• _WHAT YOU NEED TO DO_: Present the following data again exactly as it is shown.

######

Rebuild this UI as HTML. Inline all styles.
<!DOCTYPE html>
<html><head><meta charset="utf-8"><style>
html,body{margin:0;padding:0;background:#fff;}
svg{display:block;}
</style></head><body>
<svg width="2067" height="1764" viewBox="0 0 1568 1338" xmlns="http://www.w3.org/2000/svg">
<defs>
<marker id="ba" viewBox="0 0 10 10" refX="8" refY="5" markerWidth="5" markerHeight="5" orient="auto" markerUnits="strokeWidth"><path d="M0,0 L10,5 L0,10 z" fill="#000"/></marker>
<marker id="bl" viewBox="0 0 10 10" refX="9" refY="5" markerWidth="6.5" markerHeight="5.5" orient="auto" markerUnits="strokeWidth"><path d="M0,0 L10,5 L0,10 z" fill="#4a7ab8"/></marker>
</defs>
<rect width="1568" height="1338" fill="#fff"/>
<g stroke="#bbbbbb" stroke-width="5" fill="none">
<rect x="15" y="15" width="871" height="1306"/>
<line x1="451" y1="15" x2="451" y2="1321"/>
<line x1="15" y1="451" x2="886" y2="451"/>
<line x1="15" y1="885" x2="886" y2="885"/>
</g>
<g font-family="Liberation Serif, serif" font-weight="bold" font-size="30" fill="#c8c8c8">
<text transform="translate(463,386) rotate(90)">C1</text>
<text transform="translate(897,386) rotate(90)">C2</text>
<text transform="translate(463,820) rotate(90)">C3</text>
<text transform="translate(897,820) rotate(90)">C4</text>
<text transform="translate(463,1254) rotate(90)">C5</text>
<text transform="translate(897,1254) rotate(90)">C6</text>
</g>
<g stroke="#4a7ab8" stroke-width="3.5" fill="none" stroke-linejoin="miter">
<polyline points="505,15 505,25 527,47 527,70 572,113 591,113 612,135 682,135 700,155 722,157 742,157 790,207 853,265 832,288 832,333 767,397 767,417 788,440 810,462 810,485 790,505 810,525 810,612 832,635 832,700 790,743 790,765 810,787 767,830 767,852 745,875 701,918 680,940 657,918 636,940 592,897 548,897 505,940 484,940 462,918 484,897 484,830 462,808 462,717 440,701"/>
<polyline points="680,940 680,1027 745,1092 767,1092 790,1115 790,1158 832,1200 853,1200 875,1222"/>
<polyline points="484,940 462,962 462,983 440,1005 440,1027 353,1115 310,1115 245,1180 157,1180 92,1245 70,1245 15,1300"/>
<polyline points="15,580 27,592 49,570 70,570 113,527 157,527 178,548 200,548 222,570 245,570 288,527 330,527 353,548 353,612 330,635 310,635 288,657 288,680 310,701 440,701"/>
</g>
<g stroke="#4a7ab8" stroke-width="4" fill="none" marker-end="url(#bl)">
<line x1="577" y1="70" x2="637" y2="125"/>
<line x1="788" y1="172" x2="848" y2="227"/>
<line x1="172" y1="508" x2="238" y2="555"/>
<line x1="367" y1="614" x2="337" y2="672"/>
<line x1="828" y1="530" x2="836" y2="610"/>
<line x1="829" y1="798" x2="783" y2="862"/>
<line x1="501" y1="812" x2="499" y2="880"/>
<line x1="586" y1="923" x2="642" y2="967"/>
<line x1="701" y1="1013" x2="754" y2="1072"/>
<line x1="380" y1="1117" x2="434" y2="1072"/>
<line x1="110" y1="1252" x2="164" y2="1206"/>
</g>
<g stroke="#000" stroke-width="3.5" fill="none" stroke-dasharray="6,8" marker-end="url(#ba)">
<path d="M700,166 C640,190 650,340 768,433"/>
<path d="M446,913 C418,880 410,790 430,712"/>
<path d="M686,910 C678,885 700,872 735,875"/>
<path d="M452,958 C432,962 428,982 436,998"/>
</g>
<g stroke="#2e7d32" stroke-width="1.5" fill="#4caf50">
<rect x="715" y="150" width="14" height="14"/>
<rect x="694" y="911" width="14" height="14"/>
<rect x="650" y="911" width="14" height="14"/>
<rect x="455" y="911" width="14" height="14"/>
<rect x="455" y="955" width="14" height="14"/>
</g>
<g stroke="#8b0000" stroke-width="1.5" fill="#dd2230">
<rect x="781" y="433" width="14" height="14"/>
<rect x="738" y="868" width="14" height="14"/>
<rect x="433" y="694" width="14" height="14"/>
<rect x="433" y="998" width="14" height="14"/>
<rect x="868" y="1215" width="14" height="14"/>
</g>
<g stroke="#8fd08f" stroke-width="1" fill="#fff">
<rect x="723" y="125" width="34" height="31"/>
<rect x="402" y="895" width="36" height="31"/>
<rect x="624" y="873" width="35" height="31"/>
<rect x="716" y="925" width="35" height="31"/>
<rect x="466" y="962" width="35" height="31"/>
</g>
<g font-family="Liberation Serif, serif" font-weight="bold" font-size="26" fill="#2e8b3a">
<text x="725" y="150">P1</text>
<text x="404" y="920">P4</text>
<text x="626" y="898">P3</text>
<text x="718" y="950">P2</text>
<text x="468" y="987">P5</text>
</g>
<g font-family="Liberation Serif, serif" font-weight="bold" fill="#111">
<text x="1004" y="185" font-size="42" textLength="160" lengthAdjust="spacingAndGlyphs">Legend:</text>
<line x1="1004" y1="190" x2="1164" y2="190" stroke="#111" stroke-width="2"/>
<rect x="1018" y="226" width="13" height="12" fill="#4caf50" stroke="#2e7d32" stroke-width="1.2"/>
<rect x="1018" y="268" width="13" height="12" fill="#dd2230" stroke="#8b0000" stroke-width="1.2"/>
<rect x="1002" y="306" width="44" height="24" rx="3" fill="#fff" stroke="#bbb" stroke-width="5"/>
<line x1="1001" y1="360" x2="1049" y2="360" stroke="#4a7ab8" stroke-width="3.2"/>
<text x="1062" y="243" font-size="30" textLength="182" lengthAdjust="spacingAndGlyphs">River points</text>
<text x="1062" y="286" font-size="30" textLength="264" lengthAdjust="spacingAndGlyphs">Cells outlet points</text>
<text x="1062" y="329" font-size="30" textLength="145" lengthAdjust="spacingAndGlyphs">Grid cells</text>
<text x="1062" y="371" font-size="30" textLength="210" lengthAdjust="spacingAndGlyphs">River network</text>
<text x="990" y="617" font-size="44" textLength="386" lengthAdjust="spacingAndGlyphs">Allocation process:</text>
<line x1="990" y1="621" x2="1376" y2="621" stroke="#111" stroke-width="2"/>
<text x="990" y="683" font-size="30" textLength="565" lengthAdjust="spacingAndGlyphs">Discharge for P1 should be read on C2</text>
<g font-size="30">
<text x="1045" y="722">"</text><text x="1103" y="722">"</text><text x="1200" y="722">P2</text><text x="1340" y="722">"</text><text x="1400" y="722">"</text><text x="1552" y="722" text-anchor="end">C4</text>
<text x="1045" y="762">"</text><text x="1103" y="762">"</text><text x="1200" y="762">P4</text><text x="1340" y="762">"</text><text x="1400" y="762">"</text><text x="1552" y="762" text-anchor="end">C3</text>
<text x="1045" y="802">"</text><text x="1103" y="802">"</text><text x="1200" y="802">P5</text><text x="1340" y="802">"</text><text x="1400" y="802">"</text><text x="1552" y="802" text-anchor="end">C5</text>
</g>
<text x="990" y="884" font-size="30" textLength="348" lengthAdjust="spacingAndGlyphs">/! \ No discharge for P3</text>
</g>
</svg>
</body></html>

######

• _ANSWER FOR THIS EXERCISE_:
Rebuild this UI as HTML. Inline all styles.
<!DOCTYPE html>
<html><head><meta charset="utf-8"><style>
html,body{margin:0;padding:0;background:#fff;}
svg{display:block;}
</style></head><body>
<svg width="2067" height="1764" viewBox="0 0 1568 1338" xmlns="http://www.w3.org/2000/svg">
<defs>
<marker id="ba" viewBox="0 0 10 10" refX="8" refY="5" markerWidth="5" markerHeight="5" orient="auto" markerUnits="strokeWidth"><path d="M0,0 L10,5 L0,10 z" fill="#000"/></marker>
<marker id="bl" viewBox="0 0 10 10" refX="9" refY="5" markerWidth="6.5" markerHeight="5.5" orient="auto" markerUnits="strokeWidth"><path d="M0,0 L10,5 L0,10 z" fill="#4a7ab8"/></marker>
</defs>
<rect width="1568" height="1338" fill="#fff"/>
<g stroke="#bbbbbb" stroke-width="5" fill="none">
<rect x="15" y="15" width="871" height="1306"/>
<line x1="451" y1="15" x2="451" y2="1321"/>
<line x1="15" y1="451" x2="886" y2="451"/>
<line x1="15" y1="885" x2="886" y2="885"/>
</g>
<g font-family="Liberation Serif, serif" font-weight="bold" font-size="30" fill="#c8c8c8">
<text transform="translate(463,386) rotate(90)">C1</text>
<text transform="translate(897,386) rotate(90)">C2</text>
<text transform="translate(463,820) rotate(90)">C3</text>
<text transform="translate(897,820) rotate(90)">C4</text>
<text transform="translate(463,1254) rotate(90)">C5</text>
<text transform="translate(897,1254) rotate(90)">C6</text>
</g>
<g stroke="#4a7ab8" stroke-width="3.5" fill="none" stroke-linejoin="miter">
<polyline points="505,15 505,25 527,47 527,70 572,113 591,113 612,135 682,135 700,155 722,157 742,157 790,207 853,265 832,288 832,333 767,397 767,417 788,440 810,462 810,485 790,505 810,525 810,612 832,635 832,700 790,743 790,765 810,787 767,830 767,852 745,875 701,918 680,940 657,918 636,940 592,897 548,897 505,940 484,940 462,918 484,897 484,830 462,808 462,717 440,701"/>
<polyline points="680,940 680,1027 745,1092 767,1092 790,1115 790,1158 832,1200 853,1200 875,1222"/>
<polyline points="484,940 462,962 462,983 440,1005 440,1027 353,1115 310,1115 245,1180 157,1180 92,1245 70,1245 15,1300"/>
<polyline points="15,580 27,592 49,570 70,570 113,527 157,527 178,548 200,548 222,570 245,570 288,527 330,527 353,548 353,612 330,635 310,635 288,657 288,680 310,701 440,701"/>
</g>
<g stroke="#4a7ab8" stroke-width="4" fill="none" marker-end="url(#bl)">
<line x1="577" y1="70" x2="637" y2="125"/>
<line x1="788" y1="172" x2="848" y2="227"/>
<line x1="172" y1="508" x2="238" y2="555"/>
<line x1="367" y1="614" x2="337" y2="672"/>
<line x1="828" y1="530" x2="836" y2="610"/>
<line x1="829" y1="798" x2="783" y2="862"/>
<line x1="501" y1="812" x2="499" y2="880"/>
<line x1="586" y1="923" x2="642" y2="967"/>
<line x1="701" y1="1013" x2="754" y2="1072"/>
<line x1="380" y1="1117" x2="434" y2="1072"/>
<line x1="110" y1="1252" x2="164" y2="1206"/>
</g>
<g stroke="#000" stroke-width="3.5" fill="none" stroke-dasharray="6,8" marker-end="url(#ba)">
<path d="M700,166 C640,190 650,340 768,433"/>
<path d="M446,913 C418,880 410,790 430,712"/>
<path d="M686,910 C678,885 700,872 735,875"/>
<path d="M452,958 C432,962 428,982 436,998"/>
</g>
<g stroke="#2e7d32" stroke-width="1.5" fill="#4caf50">
<rect x="715" y="150" width="14" height="14"/>
<rect x="694" y="911" width="14" height="14"/>
<rect x="650" y="911" width="14" height="14"/>
<rect x="455" y="911" width="14" height="14"/>
<rect x="455" y="955" width="14" height="14"/>
</g>
<g stroke="#8b0000" stroke-width="1.5" fill="#dd2230">
<rect x="781" y="433" width="14" height="14"/>
<rect x="738" y="868" width="14" height="14"/>
<rect x="433" y="694" width="14" height="14"/>
<rect x="433" y="998" width="14" height="14"/>
<rect x="868" y="1215" width="14" height="14"/>
</g>
<g stroke="#8fd08f" stroke-width="1" fill="#fff">
<rect x="723" y="125" width="34" height="31"/>
<rect x="402" y="895" width="36" height="31"/>
<rect x="624" y="873" width="35" height="31"/>
<rect x="716" y="925" width="35" height="31"/>
<rect x="466" y="962" width="35" height="31"/>
</g>
<g font-family="Liberation Serif, serif" font-weight="bold" font-size="26" fill="#2e8b3a">
<text x="725" y="150">P1</text>
<text x="404" y="920">P4</text>
<text x="626" y="898">P3</text>
<text x="718" y="950">P2</text>
<text x="468" y="987">P5</text>
</g>
<g font-family="Liberation Serif, serif" font-weight="bold" fill="#111">
<text x="1004" y="185" font-size="42" textLength="160" lengthAdjust="spacingAndGlyphs">Legend:</text>
<line x1="1004" y1="190" x2="1164" y2="190" stroke="#111" stroke-width="2"/>
<rect x="1018" y="226" width="13" height="12" fill="#4caf50" stroke="#2e7d32" stroke-width="1.2"/>
<rect x="1018" y="268" width="13" height="12" fill="#dd2230" stroke="#8b0000" stroke-width="1.2"/>
<rect x="1002" y="306" width="44" height="24" rx="3" fill="#fff" stroke="#bbb" stroke-width="5"/>
<line x1="1001" y1="360" x2="1049" y2="360" stroke="#4a7ab8" stroke-width="3.2"/>
<text x="1062" y="243" font-size="30" textLength="182" lengthAdjust="spacingAndGlyphs">River points</text>
<text x="1062" y="286" font-size="30" textLength="264" lengthAdjust="spacingAndGlyphs">Cells outlet points</text>
<text x="1062" y="329" font-size="30" textLength="145" lengthAdjust="spacingAndGlyphs">Grid cells</text>
<text x="1062" y="371" font-size="30" textLength="210" lengthAdjust="spacingAndGlyphs">River network</text>
<text x="990" y="617" font-size="44" textLength="386" lengthAdjust="spacingAndGlyphs">Allocation process:</text>
<line x1="990" y1="621" x2="1376" y2="621" stroke="#111" stroke-width="2"/>
<text x="990" y="683" font-size="30" textLength="565" lengthAdjust="spacingAndGlyphs">Discharge for P1 should be read on C2</text>
<g font-size="30">
<text x="1045" y="722">"</text><text x="1103" y="722">"</text><text x="1200" y="722">P2</text><text x="1340" y="722">"</text><text x="1400" y="722">"</text><text x="1552" y="722" text-anchor="end">C4</text>
<text x="1045" y="762">"</text><text x="1103" y="762">"</text><text x="1200" y="762">P4</text><text x="1340" y="762">"</text><text x="1400" y="762">"</text><text x="1552" y="762" text-anchor="end">C3</text>
<text x="1045" y="802">"</text><text x="1103" y="802">"</text><text x="1200" y="802">P5</text><text x="1340" y="802">"</text><text x="1400" y="802">"</text><text x="1552" y="802" text-anchor="end">C5</text>
</g>
<text x="990" y="884" font-size="30" textLength="348" lengthAdjust="spacingAndGlyphs">/! \ No discharge for P3</text>
</g>
</svg>
</body></html>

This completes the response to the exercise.